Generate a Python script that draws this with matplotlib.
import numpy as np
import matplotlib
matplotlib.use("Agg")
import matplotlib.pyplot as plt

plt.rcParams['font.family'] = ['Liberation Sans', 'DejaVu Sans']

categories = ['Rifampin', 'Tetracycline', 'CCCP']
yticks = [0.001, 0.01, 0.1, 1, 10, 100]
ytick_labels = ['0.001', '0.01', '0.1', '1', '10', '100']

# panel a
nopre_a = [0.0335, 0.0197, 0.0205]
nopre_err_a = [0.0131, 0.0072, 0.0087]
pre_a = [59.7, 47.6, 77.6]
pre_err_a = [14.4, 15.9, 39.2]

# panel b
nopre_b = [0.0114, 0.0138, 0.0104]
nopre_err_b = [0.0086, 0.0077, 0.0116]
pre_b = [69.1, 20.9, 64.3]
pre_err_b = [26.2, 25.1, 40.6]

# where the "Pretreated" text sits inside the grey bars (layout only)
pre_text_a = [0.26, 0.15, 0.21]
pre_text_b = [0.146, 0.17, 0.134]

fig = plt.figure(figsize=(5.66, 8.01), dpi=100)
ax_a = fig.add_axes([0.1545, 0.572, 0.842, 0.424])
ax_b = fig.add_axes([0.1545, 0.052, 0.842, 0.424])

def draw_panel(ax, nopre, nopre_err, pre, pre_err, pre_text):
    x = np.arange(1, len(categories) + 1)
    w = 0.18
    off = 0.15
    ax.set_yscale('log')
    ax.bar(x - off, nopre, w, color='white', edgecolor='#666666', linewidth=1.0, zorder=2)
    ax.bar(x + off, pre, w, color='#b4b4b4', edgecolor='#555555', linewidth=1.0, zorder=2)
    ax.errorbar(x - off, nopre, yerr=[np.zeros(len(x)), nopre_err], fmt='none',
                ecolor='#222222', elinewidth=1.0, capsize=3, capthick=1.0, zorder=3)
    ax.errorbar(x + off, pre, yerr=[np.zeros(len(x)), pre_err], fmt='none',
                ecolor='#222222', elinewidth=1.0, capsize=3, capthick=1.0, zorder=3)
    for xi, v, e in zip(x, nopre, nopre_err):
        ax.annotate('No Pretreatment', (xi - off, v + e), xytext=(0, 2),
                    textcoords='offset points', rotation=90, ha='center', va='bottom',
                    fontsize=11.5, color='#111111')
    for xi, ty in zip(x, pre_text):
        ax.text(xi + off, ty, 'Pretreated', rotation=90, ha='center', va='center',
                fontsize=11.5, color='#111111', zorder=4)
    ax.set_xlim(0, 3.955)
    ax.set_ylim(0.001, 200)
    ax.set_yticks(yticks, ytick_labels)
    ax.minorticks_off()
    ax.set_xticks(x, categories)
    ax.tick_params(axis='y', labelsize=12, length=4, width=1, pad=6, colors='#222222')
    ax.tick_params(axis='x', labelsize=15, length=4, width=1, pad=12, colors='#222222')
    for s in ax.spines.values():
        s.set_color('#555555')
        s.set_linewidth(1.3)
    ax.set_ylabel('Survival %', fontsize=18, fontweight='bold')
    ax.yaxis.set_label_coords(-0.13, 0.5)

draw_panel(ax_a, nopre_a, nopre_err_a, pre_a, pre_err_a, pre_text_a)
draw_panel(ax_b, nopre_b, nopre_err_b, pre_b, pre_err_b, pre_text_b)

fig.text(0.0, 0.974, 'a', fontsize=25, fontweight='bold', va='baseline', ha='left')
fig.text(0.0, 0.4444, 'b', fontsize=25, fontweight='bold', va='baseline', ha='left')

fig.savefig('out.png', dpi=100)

◇ ◇ ◇

Begin with the first line of the listing and copy exactly through the line that contains "pre_err_b = [26.2, 25.1, 40.6]", please, keeping both ends and leaving out everything after.

Generate a Python script that draws this with matplotlib.
import numpy as np
import matplotlib
matplotlib.use("Agg")
import matplotlib.pyplot as plt

plt.rcParams['font.family'] = ['Liberation Sans', 'DejaVu Sans']

categories = ['Rifampin', 'Tetracycline', 'CCCP']
yticks = [0.001, 0.01, 0.1, 1, 10, 100]
ytick_labels = ['0.001', '0.01', '0.1', '1', '10', '100']

# panel a
nopre_a = [0.0335, 0.0197, 0.0205]
nopre_err_a = [0.0131, 0.0072, 0.0087]
pre_a = [59.7, 47.6, 77.6]
pre_err_a = [14.4, 15.9, 39.2]

# panel b
nopre_b = [0.0114, 0.0138, 0.0104]
nopre_err_b = [0.0086, 0.0077, 0.0116]
pre_b = [69.1, 20.9, 64.3]
pre_err_b = [26.2, 25.1, 40.6]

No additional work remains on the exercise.